Staunch never-Trumper John Bolton penned his review of Thursday's presidential debate and finished right where he has always been: Neither President Joe Biden nor Donald Trump has his vote.
That is even after he concluded it is harder than ever to "deny [Biden] is in serious, potentially fatal political trouble."
The headline for Bolton's piece in The Telegraph on Saturday, "The Democrats are panicking: Biden could bring the whole party down," but it reads more like a Trump hit piece, blaming Trump for Biden's withdrawal from Afghanistan and suggesting Biden is not the reason for simultaneous wars in Ukraine and Gaza.
"Without drastic, nearly unprecedented action now, they may be on the way not only to losing the White House, but to significant losses in Senate, House, state, and local races as well," Bolton wrote. "Without the incentive to turn out, many Democratic voters might simply stay at home, with enormous down-ballot consequences."
Bolton, who has been a Republican and a veteran from the Bush administration, repeatedly told Newsmax he cannot vote for Trump and would not vote for Biden.
"These potentially tectonic political consequences overshadowed the substantive debate, especially on national security issues," Bolton wrote. "Repeatedly, however, Trump took positions that would be seriously wrong if implemented as policy. Biden attempted to defend his record, which needs a lot of defending, leaving the queasy feeling that neither man is really fit to be president."
Bolton did not mention who he would support.
"Claiming Biden was weak didn't deter Trump from also calling him a warmonger: 'These are wars that will never end with him. He will drive us into World War III and we're closer to World War III than anybody can imagine,'" Bolton wrote, quoting the debate. "'President Xi of China, Kim Jong Un of North Korea, all of these — Putin — they don't respect him. They don't fear him.'
"In Trump's surreal world, all of this makes sense."
Bolton did not explain why Trump's reasoning is not reality — he even thought his words appeared to agree.

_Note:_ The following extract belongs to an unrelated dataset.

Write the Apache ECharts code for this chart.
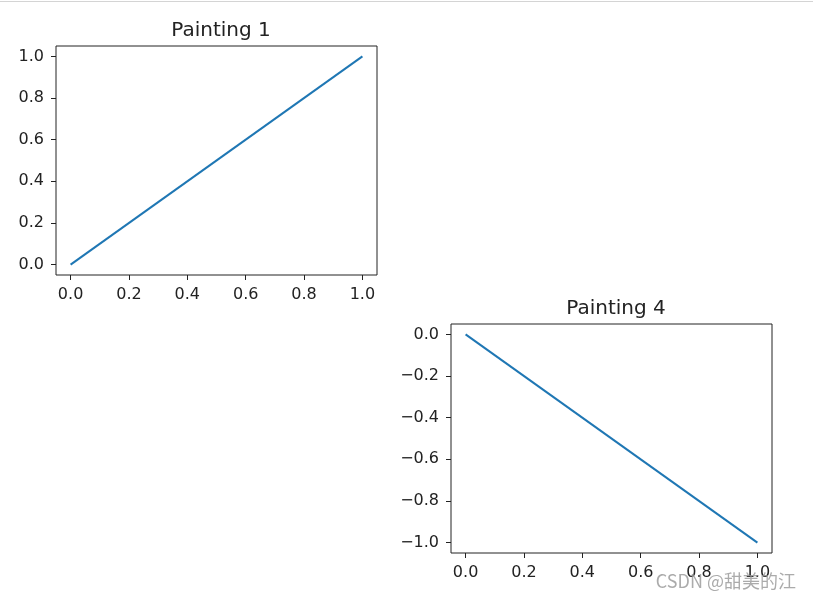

"On Ukraine, Trump continued claiming that, had he been president, Russia never would have invaded (again unprovable but also irrefutable)," Bolton wrote. "He pledged to resolve the Russia-Ukraine war as president-elect, even before being inaugurated next Jan. 20."
Ultimately, Biden's reelection campaign took a hit Thursday night, because of the reality Trump and conservative media have been trying to get Americans to hear: Biden's weakness is a threat to global security.
"The coming days will determine whether Biden survives as the presumptive Democratic nominee," Bolton concluded. "Even if he does, however, it is harder than before to deny he is in serious, potentially fatal political trouble — and at a time when the free world has rarely been in greater need of effective leadership."